Fred P. Graham ’59, whose career as a legal affairs reporter, television anchor and author spanned more than four decades, died Dec. 28 at his home in Washington, D.C. He was 88.
Read the Fred Graham’s New York Times obituary
Read Fred Graham’s Washington Post obituary
Born in Little Rock, Arkansas, Graham attended high school in Nashville and then earned his undergraduate degree from Yale University. He served in the U.S. Marine Corps in Korea and Japan before earning his law degree at Vanderbilt. During law school, he worked as a reporter for the Tennessean. He continued his legal studies at the University of Oxford in England and then practiced law in Nashville before moving to Washington to serve as chief counsel of a Judiciary subcommittee under Sen. Estes Kefauver (D-Tenn.) and as an aide to Labor Secretary W. Willard Wirtz.
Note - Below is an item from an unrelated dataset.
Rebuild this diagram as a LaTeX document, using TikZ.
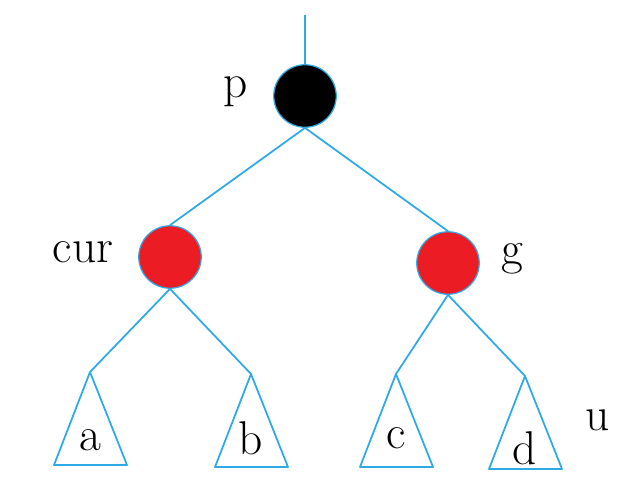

In 1965, Graham became the first lawyer assigned to cover the Supreme Court for the New York Times while the Court was led by Chief Justice Earl Warren. He covered the 1971 Pentagon Papers case, in which the Court blocked a Nixon administration attempt to prevent the New York Times and the Washington Post from publishing a secret history of the Vietnam War. During the court battle, Graham hid a copy of the documents in a freezer in his garage.
Graham joined the CBS television network in 1972 to report on the Watergate scandal and then spent the next 15 years as the network’s legal correspondent, where he aimed to demystify the practices and deliberations of Supreme Court justices whom he described, at a time when no women sat on the high court, as “isolated men with limited political experience, lifetime tenure and long black robes.”
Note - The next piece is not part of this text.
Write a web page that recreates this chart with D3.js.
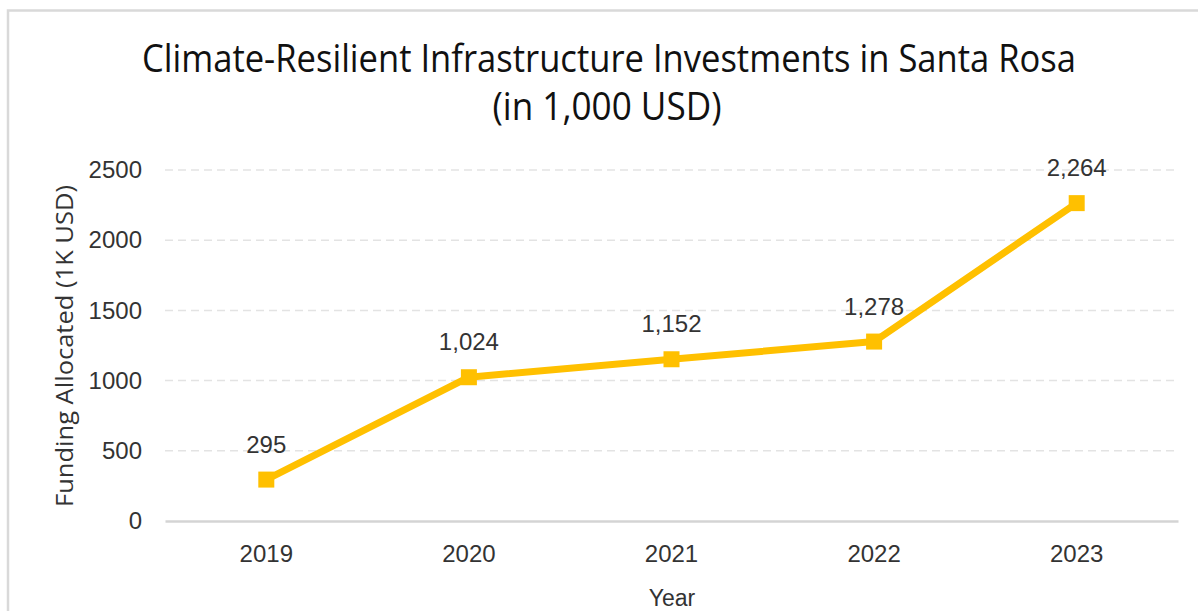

Graham was laid off by CBS in 1987, as the network entered what he later described as its “infotainment phase.” For two years, he was a local news anchor at WKRN-TV, the ABC affiliate in Nashville.
Throughout his career, Graham advocated for increasing judicial transparency by allowing television cameras in courtrooms. He joined Court TV in 1991, soon after televsion cameras were allowed in courtrooms to provide live coverage of criminal trials. His coverage of the trial of O.J. Simpson, a former professional football player accused of killing his ex-wife and her friend, vaulted the network to national prominence.
Graham was the author of several books, including The Self-Inflicted Wound (1970), about the Warren Court; Press Freedoms Under Pressure (1972), about First Amendment law; The Alias Program (1977), about the witness protection program; and Happy Talk: Confessions of a TV Newsman (1990). He retired from Court TV, where he had become managing editor, in 2008.
Graham is survived by his wife, Skila Harris, and three children from his first marriage.